====== SUPPLIED DATA

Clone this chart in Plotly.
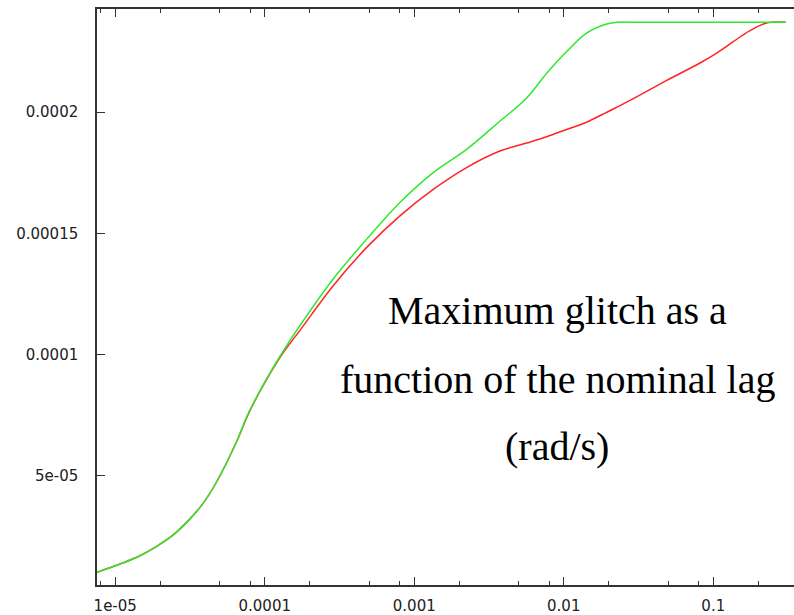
import plotly.graph_objects as go

# Nominal lag (rad/s)
lag = [7.55e-6, 1.132e-5, 1.462e-5, 1.892e-5, 2.443e-5, 3.16e-5, 3.88e-5, 4.76e-5,
       6.49e-5, 7.57e-5, 8.38e-5,
       1.03e-4, 1.33e-4, 1.72e-4, 2.87e-4, 4.81e-4, 8.02e-4, 1.34e-3, 2.24e-3,
       3.74e-3, 5.65e-3, 7.69e-3, 1.045e-2, 1.42e-2, 1.94e-2, 2.32e-2, 2.92e-2,
       4.88e-2, 8.15e-2, 0.1054, 0.136, 0.176, 0.225, 0.306]

# Maximum glitch, in units of 1e-5
glitch_red = [1.03, 1.42, 1.71, 2.10, 2.57, 3.23, 3.88, 4.75,
              6.42, 7.40, 7.97,
              8.98, 10.08, 11.00, 12.84, 14.42, 15.72, 16.81, 17.71,
              18.39, 18.72, 18.98, 19.28, 19.58, 19.99, 20.23, 20.55,
              21.30, 22.02, 22.43, 22.90, 23.35, 23.66, 23.70]
glitch_green = [1.03, 1.42, 1.71, 2.10, 2.57, 3.23, 3.88, 4.75,
                6.42, 7.44, 7.99,
                9.01, 10.15, 11.20, 13.12, 14.76, 16.27, 17.50, 18.46,
                19.62, 20.58, 21.60, 22.49, 23.25, 23.63, 23.70, 23.70,
                23.70, 23.70, 23.70, 23.70, 23.70, 23.70, 23.70]

x_major = [1e-5, 1e-4, 1e-3, 1e-2, 1e-1]
x_major_text = ["1e-05", "0.0001", "0.001", "0.01", "0.1"]
x_minor = [8e-6, 2e-5, 5e-5, 8e-5, 2e-4, 5e-4, 8e-4, 2e-3, 5e-3, 8e-3,
           2e-2, 5e-2, 8e-2, 0.2]
y_major = [5e-5, 1e-4, 1.5e-4, 2e-4]
y_major_text = ["5e-05", "0.0001", "0.00015", "0.0002"]

caption = ["Maximum glitch as a", "function of the nominal lag", "(rad/s)"]

scale = 1e-5
x_range = [-5.122, -0.460]

fig = go.Figure()
fig.add_trace(go.Scatter(
    x=lag, y=[v * scale for v in glitch_red], mode="lines",
    line=dict(color="#ff2424", width=1.5, shape="spline", smoothing=1.0),
    showlegend=False,
))
fig.add_trace(go.Scatter(
    x=lag, y=[v * scale for v in glitch_green], mode="lines",
    line=dict(color="#2ee82e", width=1.5, shape="spline", smoothing=1.0),
    showlegend=False,
))

tick_font = dict(family="DejaVu Sans", size=15, color="#222222")
axis_color = "#333333"

fig.update_layout(
    xaxis=dict(
        type="log", range=x_range,
        showgrid=False, zeroline=False,
        showline=True, linecolor=axis_color, linewidth=1.5, mirror="allticks",
        tickmode="array", tickvals=x_major, ticktext=x_major_text,
        ticks="inside", ticklen=8, tickwidth=1.2, tickcolor=axis_color,
        tickfont=tick_font, ticklabelstandoff=6,
    ),
    # overlaid axis carrying the short ticks at 2, 5 and 8 of each decade
    xaxis2=dict(
        type="log", range=x_range, overlaying="x", anchor="y", side="bottom",
        showgrid=False, zeroline=False, showline=False, mirror="allticks",
        tickmode="array", tickvals=x_minor, showticklabels=False,
        ticks="inside", ticklen=4, tickwidth=1.2, tickcolor=axis_color,
    ),
    yaxis=dict(
        range=[5.05e-6, 2.4245e-4],
        showgrid=False, zeroline=False,
        showline=True, linecolor=axis_color, linewidth=1.5,
        tickmode="array", tickvals=y_major, ticktext=y_major_text,
        ticks="inside", ticklen=8, tickwidth=1.2, tickcolor=axis_color,
        tickfont=tick_font, ticklabelstandoff=14,
    ),
)

# invisible trace so the minor-tick axis is drawn
fig.add_trace(go.Scatter(x=[x_minor[0]], y=[y_major[0]], xaxis="x2",
                         mode="markers", marker=dict(opacity=0),
                         showlegend=False, hoverinfo="skip"))

for text, ypos in zip(caption, [0.4766, 0.3573, 0.2413]):
    fig.add_annotation(
        text=text, xref="paper", yref="paper", x=0.660, y=ypos,
        xanchor="center", yanchor="middle", showarrow=False,
        font=dict(family="Liberation Serif", size=40, color="#000000"),
    )

fig.update_layout(
    width=794, height=615, autosize=False,
    margin=dict(l=97, r=0, t=9, b=28, pad=0),
    paper_bgcolor="white", plot_bgcolor="white",
)

fig.write_html("out.html")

============

[SHORT TASK]:
Leave out the pictures. Transcribe only the lines above, from the first through the one that contains "4.88e-2, 8.15e-2, 0.1054, 0.136, 0.176, 0.225, 0.306]".

[ANSWER TO THIS EXERCISE]:
Clone this chart in Plotly.
import plotly.graph_objects as go

# Nominal lag (rad/s)
lag = [7.55e-6, 1.132e-5, 1.462e-5, 1.892e-5, 2.443e-5, 3.16e-5, 3.88e-5, 4.76e-5,
       6.49e-5, 7.57e-5, 8.38e-5,
       1.03e-4, 1.33e-4, 1.72e-4, 2.87e-4, 4.81e-4, 8.02e-4, 1.34e-3, 2.24e-3,
       3.74e-3, 5.65e-3, 7.69e-3, 1.045e-2, 1.42e-2, 1.94e-2, 2.32e-2, 2.92e-2,
       4.88e-2, 8.15e-2, 0.1054, 0.136, 0.176, 0.225, 0.306]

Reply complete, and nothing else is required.